■ **Given problem**
Extract the full listing verbatim and drop any pictures from your copy.

■ **Collected data**
********************

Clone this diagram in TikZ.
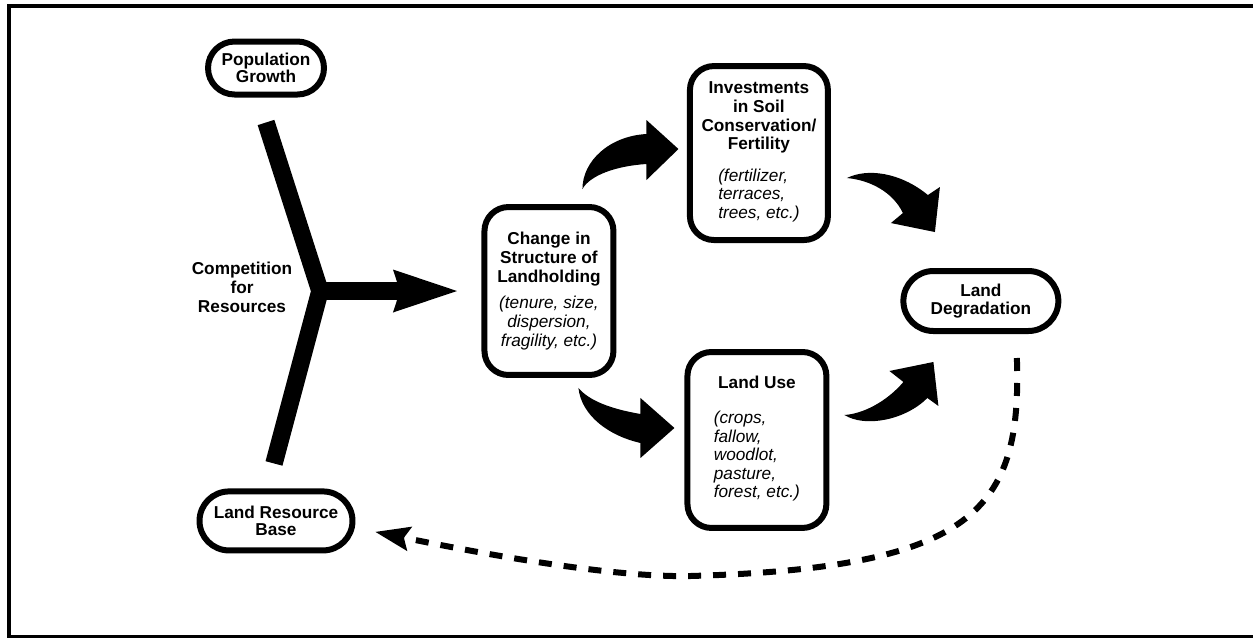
\documentclass[tikz,border=0pt]{standalone}
\usepackage{fontspec}
\setmainfont{Liberation Sans}
\usetikzlibrary{arrows.meta}
\tikzset{
	stadium/.style={draw, line width=0.12cm, inner sep=0pt, align=center, font=\bfseries\fontsize{9.8}{10}\selectfont},
	landbox/.style={draw, line width=0.12cm, rounded corners=0.48cm, inner sep=0pt, align=center, font=\fontsize{9.8}{10.6}\selectfont},
	plainlabel/.style={align=center, inner sep=0pt, font=\bfseries\fontsize{9.8}{10.8}\selectfont},
	forkbar/.style={line width=0.35cm, line join=miter},
	curvarrow/.style={fill=black},
	dashlink/.style={line width=0.12cm, dash pattern=on 0.26cm off 0.24cm, -{Stealth[length=0.7cm, width=0.5cm, inset=0.12cm, line width=0pt]}}
}
\newcommand{\egs}[1]{\begin{tabular}[t]{@{}l@{}}#1\end{tabular}}

\begin{document}
\begin{tikzpicture}[x=0.02cm, y=-0.02cm]
	\useasboundingbox (0,0) rectangle (1253,637);
	\draw [line width=0.08cm] (1253,6) -- (9,6) -- (9,636.5) -- (1253,636.5);

	\coordinate (fork) at (320,291);
	\node[stadium, minimum width=2.32cm, minimum height=1.06cm, rounded corners=0.53cm] (pop) at (266,68) {Population\\Growth};
	\node[stadium, minimum width=3.06cm, minimum height=1.18cm, rounded corners=0.59cm, below of=pop, node distance=9.06cm, xshift=0.2cm] (lrb) {Land Resource\\Base};
	\node[plainlabel, left of=fork, node distance=1.56cm, yshift=0.08cm] (comp) {Competition\\for\\Resources};

	\node[landbox, minimum width=2.58cm, minimum height=3.36cm, right of=fork, node distance=4.58cm] (change) {\textbf{Change in}\\\textbf{Structure of}\\\textbf{Landholding}\\[0.16cm]\textit{(tenure, size,}\\\textit{dispersion,}\\\textit{fragility, etc.)}};
	\node[landbox, minimum width=2.76cm, minimum height=3.48cm, right of=change, node distance=4.2cm, yshift=2.76cm] (invest) {\textbf{Investments}\\\textbf{in Soil}\\\textbf{Conservation/}\\\textbf{Fertility}\\[0.26cm]\egs{\textit{(fertilizer,}\\\textit{terraces,}\\\textit{trees, etc.)}}};
	\node[landbox, minimum width=2.78cm, minimum height=3.52cm, below of=invest, node distance=5.74cm, xshift=-0.04cm] (landuse) {\textbf{Land Use}\\[0.32cm]\egs{\textit{(crops,}\\\textit{fallow,}\\\textit{woodlot,}\\\textit{pasture,}\\\textit{forest, etc.)}}};
	\node[stadium, minimum width=3.1cm, minimum height=1.2cm, rounded corners=0.6cm, right of=change, node distance=8.64cm, yshift=-0.2cm] (degr) {Land\\Degradation};

	\draw [forkbar] ([yshift=-0.5cm] pop.south) -- (fork) -- ([xshift=-0.04cm, yshift=0.5cm] lrb.north);
	\draw [forkbar, -{Stealth[length=1.28cm, width=0.86cm, inset=0.14cm, line width=0pt]}, shorten >=0.49cm] (fork) -- (change.west);

	\fill [curvarrow, shift={(change.north east)}] (-34,-15) .. controls (-34,-43) and (-7,-68) .. (30,-70) -- (30,-84) -- (62,-55) -- (30,-24) -- (30,-40) .. controls (-2,-38) and (-27,-28) .. (-34,-15) -- cycle;
	\fill [curvarrow, shift={(invest.east)}] (16,25) .. controls (36,15) and (69,19) .. (97,42) -- (109,34) -- (104,79) -- (60,70) -- (72,60) .. controls (62,39) and (39,27) .. (16,25) -- cycle;
	\fill [curvarrow, shift={(change.south east)}] (-38,10) .. controls (-35,38) and (-7,58) .. (24,65) -- (24,80) -- (58,50) -- (24,20) -- (24,36) .. controls (-5,31) and (-27,23) .. (-38,10) -- cycle;
	\fill [curvarrow, shift={(landuse.east)}] (15,-25) .. controls (33,-26) and (57,-38) .. (74,-58) -- (60,-69) -- (104,-78) -- (109,-34) -- (98,-42) .. controls (76,-20) and (36,-12) .. (15,-25) -- cycle;

	\coordinate (dip) at (690,576);
	\draw [dashlink] ([xshift=0.72cm, yshift=-0.48cm] degr.south) .. controls (1022,510) and (975,568) .. (dip) .. controls (600,578) and (440,545) .. ([xshift=0.4cm, yshift=-0.22cm] lrb.east);
\end{tikzpicture}
\end{document}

********************

■ **Answer below**
Clone this diagram in TikZ.
\documentclass[tikz,border=0pt]{standalone}
\usepackage{fontspec}
\setmainfont{Liberation Sans}
\usetikzlibrary{arrows.meta}
\tikzset{
	stadium/.style={draw, line width=0.12cm, inner sep=0pt, align=center, font=\bfseries\fontsize{9.8}{10}\selectfont},
	landbox/.style={draw, line width=0.12cm, rounded corners=0.48cm, inner sep=0pt, align=center, font=\fontsize{9.8}{10.6}\selectfont},
	plainlabel/.style={align=center, inner sep=0pt, font=\bfseries\fontsize{9.8}{10.8}\selectfont},
	forkbar/.style={line width=0.35cm, line join=miter},
	curvarrow/.style={fill=black},
	dashlink/.style={line width=0.12cm, dash pattern=on 0.26cm off 0.24cm, -{Stealth[length=0.7cm, width=0.5cm, inset=0.12cm, line width=0pt]}}
}
\newcommand{\egs}[1]{\begin{tabular}[t]{@{}l@{}}#1\end{tabular}}

\begin{document}
\begin{tikzpicture}[x=0.02cm, y=-0.02cm]
	\useasboundingbox (0,0) rectangle (1253,637);
	\draw [line width=0.08cm] (1253,6) -- (9,6) -- (9,636.5) -- (1253,636.5);

	\coordinate (fork) at (320,291);
	\node[stadium, minimum width=2.32cm, minimum height=1.06cm, rounded corners=0.53cm] (pop) at (266,68) {Population\\Growth};
	\node[stadium, minimum width=3.06cm, minimum height=1.18cm, rounded corners=0.59cm, below of=pop, node distance=9.06cm, xshift=0.2cm] (lrb) {Land Resource\\Base};
	\node[plainlabel, left of=fork, node distance=1.56cm, yshift=0.08cm] (comp) {Competition\\for\\Resources};

	\node[landbox, minimum width=2.58cm, minimum height=3.36cm, right of=fork, node distance=4.58cm] (change) {\textbf{Change in}\\\textbf{Structure of}\\\textbf{Landholding}\\[0.16cm]\textit{(tenure, size,}\\\textit{dispersion,}\\\textit{fragility, etc.)}};
	\node[landbox, minimum width=2.76cm, minimum height=3.48cm, right of=change, node distance=4.2cm, yshift=2.76cm] (invest) {\textbf{Investments}\\\textbf{in Soil}\\\textbf{Conservation/}\\\textbf{Fertility}\\[0.26cm]\egs{\textit{(fertilizer,}\\\textit{terraces,}\\\textit{trees, etc.)}}};
	\node[landbox, minimum width=2.78cm, minimum height=3.52cm, below of=invest, node distance=5.74cm, xshift=-0.04cm] (landuse) {\textbf{Land Use}\\[0.32cm]\egs{\textit{(crops,}\\\textit{fallow,}\\\textit{woodlot,}\\\textit{pasture,}\\\textit{forest, etc.)}}};
	\node[stadium, minimum width=3.1cm, minimum height=1.2cm, rounded corners=0.6cm, right of=change, node distance=8.64cm, yshift=-0.2cm] (degr) {Land\\Degradation};

	\draw [forkbar] ([yshift=-0.5cm] pop.south) -- (fork) -- ([xshift=-0.04cm, yshift=0.5cm] lrb.north);
	\draw [forkbar, -{Stealth[length=1.28cm, width=0.86cm, inset=0.14cm, line width=0pt]}, shorten >=0.49cm] (fork) -- (change.west);

	\fill [curvarrow, shift={(change.north east)}] (-34,-15) .. controls (-34,-43) and (-7,-68) .. (30,-70) -- (30,-84) -- (62,-55) -- (30,-24) -- (30,-40) .. controls (-2,-38) and (-27,-28) .. (-34,-15) -- cycle;
	\fill [curvarrow, shift={(invest.east)}] (16,25) .. controls (36,15) and (69,19) .. (97,42) -- (109,34) -- (104,79) -- (60,70) -- (72,60) .. controls (62,39) and (39,27) .. (16,25) -- cycle;
	\fill [curvarrow, shift={(change.south east)}] (-38,10) .. controls (-35,38) and (-7,58) .. (24,65) -- (24,80) -- (58,50) -- (24,20) -- (24,36) .. controls (-5,31) and (-27,23) .. (-38,10) -- cycle;
	\fill [curvarrow, shift={(landuse.east)}] (15,-25) .. controls (33,-26) and (57,-38) .. (74,-58) -- (60,-69) -- (104,-78) -- (109,-34) -- (98,-42) .. controls (76,-20) and (36,-12) .. (15,-25) -- cycle;

	\coordinate (dip) at (690,576);
	\draw [dashlink] ([xshift=0.72cm, yshift=-0.48cm] degr.south) .. controls (1022,510) and (975,568) .. (dip) .. controls (600,578) and (440,545) .. ([xshift=0.4cm, yshift=-0.22cm] lrb.east);
\end{tikzpicture}
\end{document}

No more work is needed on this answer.